Last Thursday morning I got up early, practiced some isometrics in the absence of weights, ate my breakfast and did all of the packing I’d skived off the day before. (For some reason I am always pleasantly surprised with how fast I can pack—it can seem so daunting from a distance but in practice it generally takes about 20 minutes.) Sandwiches made and boots laced tight, I tromped out the door towards destiny, i.e. the first of three trains to Österreich, this one from Gesundbrunnen (“Health Fountain,” a major train hub near my home) to the Hauptbahnhof. While bored at Gesundbrunnen I spotted the answer to the ultimate question of life, the universe, and everything, so I took a snapshot.
And my next photo is: also of a train station. My amazingly fast ICE (Inter-City Express, fastest commuter rail in Deutschland, which I have witnessed get up to 250 kph) out of Berlin got a bit hung up—probably by some puny humans and their emotions—so I missed my connection in beautiful, historical Nuremburg and had to wait to umsteig (change trains) in beautiful, historical München (Munich). Departing the climate-controlled luxury of the ICE for the sunlit concrete and hot dirt of the München Hauptbahnhof, I noticed these pretty pink flowers growing right next to a novel (for me at least) sort of spring-based train-catcher. Such a device always strikes me as mildly pointless, seeing as for train at top speed it represents little more than an excuse to derail and start crashing spectacularly. However, I suppose your typical loose train will not be at top speed by the time it gets here, and in any case it has to hit something first—might as well be a giant spring, and not like a huge boulder or a cardboard box with a bunny in it.

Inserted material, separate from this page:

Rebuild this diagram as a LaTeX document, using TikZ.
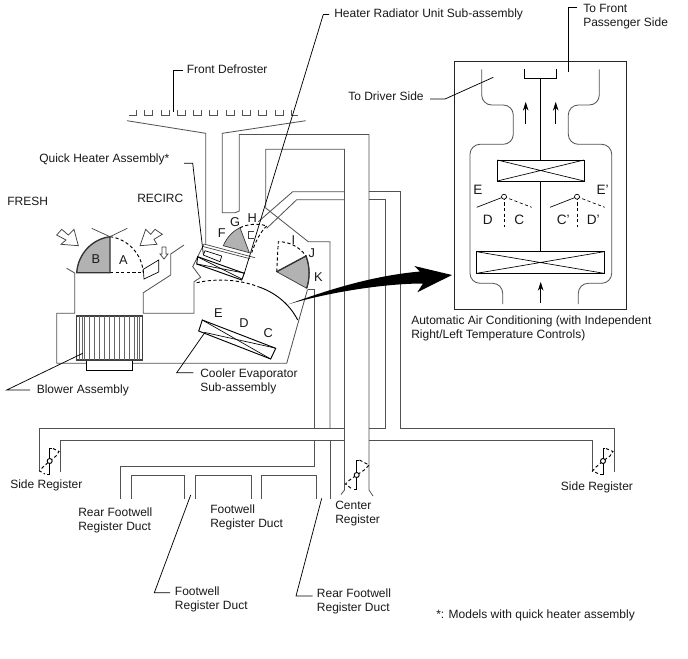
\documentclass[tikz,border=0pt]{standalone}
\usepackage{fontspec}
\setmainfont{Liberation Sans}
\usetikzlibrary{arrows.meta}
\tikzset{
  duct/.style={draw=black!68,line width=0.62pt},
  part/.style={draw=black,line width=0.5pt},
  lead/.style={draw=black,line width=0.55pt},
  dashln/.style={draw=black,line width=0.7pt,dash pattern=on 2.4pt off 1.8pt},
  flap/.style={draw=black!80,line width=1pt,fill=black!30},
  lab/.style={inner sep=0pt,anchor=west,font=\fontsize{9pt}{10.5pt}\selectfont,align=left,text=black!90},
  ltr/.style={inner sep=0pt,font=\fontsize{9.6pt}{11pt}\selectfont,text=black!90},
  ltrb/.style={inner sep=0pt,font=\fontsize{10.2pt}{11pt}\selectfont,text=black!90},
  hollow/.style={draw=black!75,line width=0.55pt,fill=white,line join=miter},
  blk/.style={-{Stealth[length=6.5pt,width=4.2pt]},draw=black,line width=0.5pt},
}
\begin{document}
\begin{tikzpicture}[x=0.75pt,y=-0.75pt]
\useasboundingbox[fill=white] (0,0) rectangle (688,658);

% ---- defroster fins
\draw[duct] (128.5,115.7) -- (136,115.7) -- (136,110);
\foreach \a in {144,161,177,193,209,226,242,258,275}
  \draw[duct] (\a,110) -- (\a,115.7) -- (\a+8,115.7) -- (\a+8,110);
\draw[duct] (291,110) -- (291,115.7) -- (298,115.7);

% ---- defroster funnel and centre ducts
\draw[duct] (127,120.7) -- (205.7,133.3) -- (205.7,243.5);
\draw[duct] (305.7,120.7) -- (222.3,133.3) -- (222.3,212.7) -- (235,212.7) -- (239.3,211) -- (239.3,134.5) -- (369,134.5) -- (369,490) -- (373,496);
\draw[duct] (344.5,490) -- (344.5,149.3) -- (265.7,149.3) -- (265.7,208) -- (308.3,241.7) -- (330,241.7) -- (330,428.3);
\draw[duct] (344.5,490) -- (341,494.5);

% ---- side ducts
\draw[duct] (258.3,221.7) -- (292.7,191.7) -- (344.5,191.7);
\draw[duct] (369,191.7) -- (400.7,191.7) -- (400.7,428.3) -- (614,428.3) -- (614,471.7);
\draw[duct] (266.7,228.3) -- (296.7,199.7) -- (344.5,199.7);
\draw[duct] (369,199.7) -- (385.7,199.7) -- (385.7,428.3) -- (369,428.3);
\draw[duct] (39,471) -- (39,428.3) -- (344.5,428.3);
\draw[duct] (60,471.7) -- (60,440) -- (344.5,440);
\draw[duct] (369,440) -- (592.7,440) -- (592.7,471.7);
\draw[duct] (308,289.3) -- (314.5,289.3) -- (314.5,428.3);
\draw[duct] (120.7,499) -- (120.7,466) -- (314.5,466) -- (314.5,440);
\draw[duct] (330,440) -- (330,499);
\draw[duct] (131.7,499) -- (131.7,475) -- (184.3,475) -- (184.3,499);
\draw[duct] (195.3,499) -- (195.3,475) -- (251.3,475) -- (251.3,499);
\draw[duct] (261.7,499) -- (261.7,475) -- (316,475) -- (316,499);

% ---- intake housing
\draw[duct] (66.7,268.3) -- (74.7,273) -- (74.7,313.3) -- (56.7,313.3) -- (56.7,363.3) -- (286.7,363.3) -- (305,298.3) -- (307.5,289.5);
\draw[duct] (184,245) -- (170.7,254) -- (170.7,275) -- (143.3,292.7) -- (143.3,313.3) -- (194,313.3) -- (194,281.7) -- (200.7,277.3) -- (192.7,266.7) -- (204,244);

% ---- blower
\draw[part,fill=white] (86,360) rectangle (132.7,370);
\draw[part,draw=black!75,line width=0.8pt,fill=white] (76.7,316) rectangle (142.3,360);
\foreach \a in {79.5,82,84.5,89.5,94.5,99.5,104.5,109.5,114.5,119.5,124.5,129.5,134.5,137,139.5}
  \draw[part,draw=black!60,line width=0.45pt] (\a,316) -- (\a,360);

% ---- fresh / recirc damper
\draw[dashln] (110,236.7) .. controls (128,239) and (142,254) .. (143.3,272.7);
\draw[dashln] (110,272.7) -- (143.3,272.7);
\draw[flap] (110,272.7) -- (76.7,272.7) .. controls (78,254) and (92,239) .. (110,236.7) -- cycle;
\draw[part,draw=black!75] (91.7,228.3) -- (110,236.7) -- (127.3,228.3);
\draw[part,fill=white] (143.3,269.3) -- (158.7,260) -- (158.7,272) -- (144,279) -- cycle;

% ---- hollow arrows
\draw[hollow] (56.7,235) -- (61.7,229.3) -- (68.3,235) -- (74,229.3) -- (78.3,245.7) -- (61,244.3) -- (66,240) -- cycle;
\draw[hollow] (162.3,234.3) -- (155,229.3) -- (150.7,234.3) -- (145.7,229.3) -- (140,245.7) -- (157,244.3) -- (154,239.3) -- cycle;
\draw[hollow] (162,247) -- (166,247) -- (166,254) -- (168,254) -- (164,259) -- (160,254) -- (162,254) -- cycle;

% ---- heater
\draw[part,draw=black!75] (204,244) -- (255,257.7);
\draw[part,draw=black!75] (203,246.5) -- (250,258.7);
\draw[part] (205,250.7) -- (221.7,256) -- (220,261.7) -- (203.3,255) -- cycle;
\draw[part,line width=0.7pt] (197.7,256.7) -- (244.3,273.3) -- (241.7,280) -- (196.7,264) -- cycle;
\draw[part] (198,257) -- (242,279);
\draw[part] (197,264) -- (244,273);
\draw[flap,line width=0.5pt] (223.3,245.7) .. controls (227,237) and (233,231) .. (240,227.7) -- (249.3,252.7) -- cycle;
\draw[dashln] (240,227.7) .. controls (248,224) and (258,223) .. (266.7,226);
\draw[dashln] (266.7,226) .. controls (260,232) and (255,243) .. (251.7,252.7);
\draw[part,draw=black!75] (248.3,231) -- (254,231) (248.3,231) -- (248.3,238.3) -- (253.5,238.3);

% ---- damper I J K
\draw[flap,line width=0.5pt] (276.7,271.7) -- (306,256) .. controls (310,267) and (310,278) .. (306.7,288.3) -- cycle;
\draw[draw=black!80,line width=1pt] (276.7,271.7) -- (306,256) .. controls (310,267) and (310,278) .. (306.7,288.3);
\draw[dashln] (276.7,271.7) -- (278.3,241.7) .. controls (288,241.5) and (299,246) .. (306,256);

% ---- air-mix arc
\draw[dashln] (196.7,282.7) .. controls (215,278.5) and (238,279) .. (258.3,286.7);
\draw[part,line width=0.7pt] (258.3,286.7) .. controls (274,292) and (289,303) .. (297.7,320);

% ---- evaporator
\draw[part,line width=0.7pt] (202.3,320) -- (275.7,348.3) -- (270.7,359) -- (198.7,331) -- cycle;
\draw[part] (202.3,320) -- (270.7,359);
\draw[part] (205,332.5) -- (275,348);

% ---- registers
\draw[part,line width=0.7pt] (52.3,448.3) -- (49.7,448.3) -- (49.7,474) -- (47,474);
\draw[dashln] (53,448.5) -- (59,451.5) -- (56,456) -- (49.7,461) -- (42.5,467.5) -- (39.5,471) -- (45,474);
\draw[part,fill=white,line width=0.7pt] (49.7,461) circle[radius=2.5];
\draw[part,line width=0.7pt] (359,460) -- (356.7,460) -- (356.7,489.3) -- (354,489.3);
\draw[dashln] (359.5,460) -- (369,465) -- (365,469.5) -- (356.7,475) -- (349,480.5) -- (345.5,484) -- (352,489);
\draw[part,fill=white,line width=0.7pt] (356.7,475) circle[radius=2.5];
\draw[part,line width=0.7pt] (605,448.3) -- (603,448.3) -- (603,474) -- (600,474);
\draw[dashln] (606,448.5) -- (613,451.5) -- (610,456) -- (603,461) -- (596,467) -- (592.5,471) -- (598,473.5);
\draw[part,fill=white,line width=0.7pt] (603,461) circle[radius=2.5];

% ---- big arrow
\fill[black] (288.3,304.3) .. controls (325,291) and (370,276) .. (420,271.5) -- (414.3,266) -- (452,275) -- (417.3,292.3) -- (423,283.5) .. controls (385,283.5) and (330,292) .. cycle;

% ---- right panel
\draw[part,draw=black!85,line width=0.7pt] (454.3,61.7) rectangle (626.7,309.3);
\draw[duct,rounded corners=7.5pt] (481.7,69.3) -- (481.7,105) -- (513.3,105) -- (513.3,144.3) -- (470,144.3) -- (470,283.3) -- (502.7,283.3) -- (502.7,304);
\draw[duct,rounded corners=7.5pt] (599.3,69.3) -- (599.3,105) -- (568.3,105) -- (568.3,144.3) -- (611.7,144.3) -- (611.7,283.3) -- (578.3,283.3) -- (578.3,304);
\draw[part] (524.3,69.3) -- (524.3,78.7) -- (556.7,78.7) -- (556.7,69.3);
\draw[part] (540.7,78.7) -- (540.7,251.7);
\draw[part,line width=0.65pt,fill=white] (497.3,160) rectangle (584,181);
\draw[part] (497.3,160) -- (584,181) (497.3,181) -- (584,160);
\draw[part,line width=0.65pt,fill=white] (476.7,251.7) rectangle (604,273.3);
\draw[part] (476.7,251.7) -- (604,273.3) (476.7,273.3) -- (604,251.7);
\draw[blk] (525.7,124) -- (525.7,102);
\draw[blk] (555.7,124) -- (555.7,102);
\draw[blk] (540.7,303) -- (540.7,282);
\draw[part] (476.7,207.3) -- (504,196.7);
\draw[dashln,line width=0.5pt] (504,196.7) -- (531.7,207.3);
\draw[dashln,line width=0.5pt] (504,196.7) -- (504,226.7);
\draw[part,fill=white] (504,196.7) circle[radius=2.5];
\draw[part] (550,207.3) -- (577,196.7);
\draw[dashln,line width=0.5pt] (577,196.7) -- (604.7,207.3);
\draw[dashln,line width=0.5pt] (577,196.7) -- (577,226.7);
\draw[part,fill=white] (577,196.7) circle[radius=2.5];

% ---- letters
\node[ltr] (lB) at (96,259) {B};
\node[ltr] (lA) at (123.3,260) {A};
\node[ltr] (lF) at (221.7,233.3) {F};
\node[ltr] (lG) at (235,221.7) {G};
\node[ltr] (lH) at (252.3,218.3) {H};
\node[ltr] (lI) at (293.3,240) {I};
\node[ltr] (lJ) at (311.7,253.3) {J};
\node[ltr] (lK) at (318.3,276.7) {K};
\node[ltr] (lE) at (218.3,313.3) {E};
\node[ltr] (lD) at (244,323.3) {D};
\node[ltr] (lC) at (268.3,333.3) {C};
\node[ltrb] (rE) at (478,190) {E};
\node[ltrb] (rEp) at (602.7,190) {E'};
\node[ltrb] (rD) at (487.7,220) {D};
\node[ltrb] (rC) at (519.3,220) {C};
\node[ltrb] (rCp) at (563.3,220) {C'};
\node[ltrb] (rDp) at (593.3,220) {D'};

% ---- labels
\node[lab] (heater) at (334,14.5) {Heater Radiator Unit Sub-assembly};
\node[lab,anchor=north west] (front) at (583,3.5) {To Front\\Passenger Side};
\node[lab] (driver) at (348,96) {To Driver Side};
\node[lab] (defrost) at (186.5,69.5) {Front Defroster};
\node[lab] (quick) at (39,159) {Quick Heater Assembly*};
\node[lab] (fresh) at (7,201.5) {FRESH};
\node[lab] (recirc) at (137,198.5) {RECIRC};
\node[lab] (blower) at (36.5,390) {Blower Assembly};
\node[lab,anchor=north west] (cooler) at (200,369) {Cooler Evaporator\\Sub-assembly};
\node[lab,anchor=north west] (auto) at (411,316) {Automatic Air Conditioning (with Independent\\Right/Left Temperature Controls)};
\node[lab] (sideL) at (10,485) {Side Register};
\node[lab] (sideR) at (560.7,487.5) {Side Register};
\node[lab,anchor=north west] (rear1) at (78,508) {Rear Footwell\\Register Duct};
\node[lab,anchor=north west] (foot1) at (210,505) {Footwell\\Register Duct};
\node[lab,anchor=north west] (center) at (335,501) {Center\\Register};
\node[lab,anchor=north west] (foot2) at (174.7,587) {Footwell\\Register Duct};
\node[lab,anchor=north west] (rear2) at (316.7,589) {Rear Footwell\\Register Duct};
\node[lab] (models) at (436,615) {*: Models with quick heater assembly};

% ---- leaders
\coordinate (tHeat) at (244.3,273.3);
\coordinate (tDef) at (173.3,111.7);
\coordinate (tQuick) at (203.3,254);
\coordinate (tBlow) at (82.7,353.3);
\coordinate (tCool) at (205,332.3);
\coordinate (tFront) at (568.3,71.7);
\coordinate (tDrv) at (493.3,77.3);
\coordinate (tF2) at (190.7,495);
\coordinate (tR2) at (321.7,498.3);
\draw[lead] (329,14.5) -- (323.3,14.5) -- (tHeat);
\draw[lead] (183.3,70) -- (173.3,70) -- (tDef);
\draw[lead] (184,163.3) -- (192.7,163.3) -- (tQuick);
\draw[lead] (30,390) -- (6.7,390) -- (tBlow);
\draw[lead] (193.3,372.7) -- (176.7,372.7) -- (tCool);
\draw[lead] (577.3,7.3) -- (568.3,7.3) -- (tFront);
\draw[lead] (430,99) -- (445,99) -- (tDrv);
\draw[lead] (170,592.7) -- (154.3,592.7) -- (tF2);
\draw[lead] (312.7,596) -- (296,596) -- (tR2);
\end{tikzpicture}
\end{document}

My new train, a regional express down to Lindau and the extreme southern edge of Germany, was slower, older and rattlier than that high-tech ICE, but I had a comfy seat with a good view of the ever-more beautiful countryside. Say, those certainly are some strangely solid and stationary clouds there along the horizon, hmm? Such an unbroken and ageless ridge, already enormous and looming ever larger—why, it’s very nearly MOUNTAINOUS, wouldn’t you say? It’s always tough to take pictures out of a moving vehichle but in an effort to capture the mountain approach I tried my hand anyways. It reminded me—like many aspects of this trip—of driving to and through the American West. Going out west is one of my favorite things to do; I’ve done it 4 out of the past 5 summers, and despite the unending stream of fun to be had in Berlin I’m still missing it—those straight-ahead 8-hour drives through dust and sagebrush, the rocks and tree roots beneath my sleeping bag, the undying, sinister, ever-evolving threat of the BEARS. Nothing can quite replace that wide-open, big-sky, nobody’s-home feeling of space, but this Austrian jaunt came close.
Although the Germans don’t have to be as crazy with the warning labels as service-providers in sue-happy American, they will still tell you not to pitch bottles out the window or jump out of the train.“Sure, it looks like ‘fun,’ and they say it’s ‘cool,’ and ‘everybody’s doing it.’ But the consequences of jumping out of a moving train can be life-changing, and even deadly! Be your own person! Get high on LIFE! DARE to not jump out of moving trains!”
I got in to Lindau about an hour late. Good ol’ Ted France, lifelong family friend, Duluth-born Montessori kindergarten teacher and generally speaking the nicest guy you’ll ever meet, met me at the modest train station and took me out for pizza. (I’d exhausted my supply of apples, bread, and cheese a couple hours before.) We caught up a bit during a little stroll through the narrow cobblestone streets of touristy but charming Lindau, then hopped in Ted’s efficient lil’ red hatchback and made tracks around the end of the Bodensee (a huge lovely lake along the German-Austrian border), out of Deutschland, and into beautiful Vorarlberg, the mountainous western province that the France clan calls home. On the way to Altach (literally “Old Creek,” Familie France’s particular villiage) we picked up Brigitta, also a schoolteacher, Ted’s wife of many years and a Vorarlberg native, and at home we were greeted by their eldest daughter (and my long-term friend) Johanna, home on summer break and, unfortunately, a bit laid up with a nasty cough. We said hellos, discussed plans for the weekend, and turned in early. The youngest, Melissa, is off studying something somewhere (seems like I must have been given that info at some point but I guess I did not pay very good attention), so I got her bed and room. Thank you, Melissa! Wherever you are.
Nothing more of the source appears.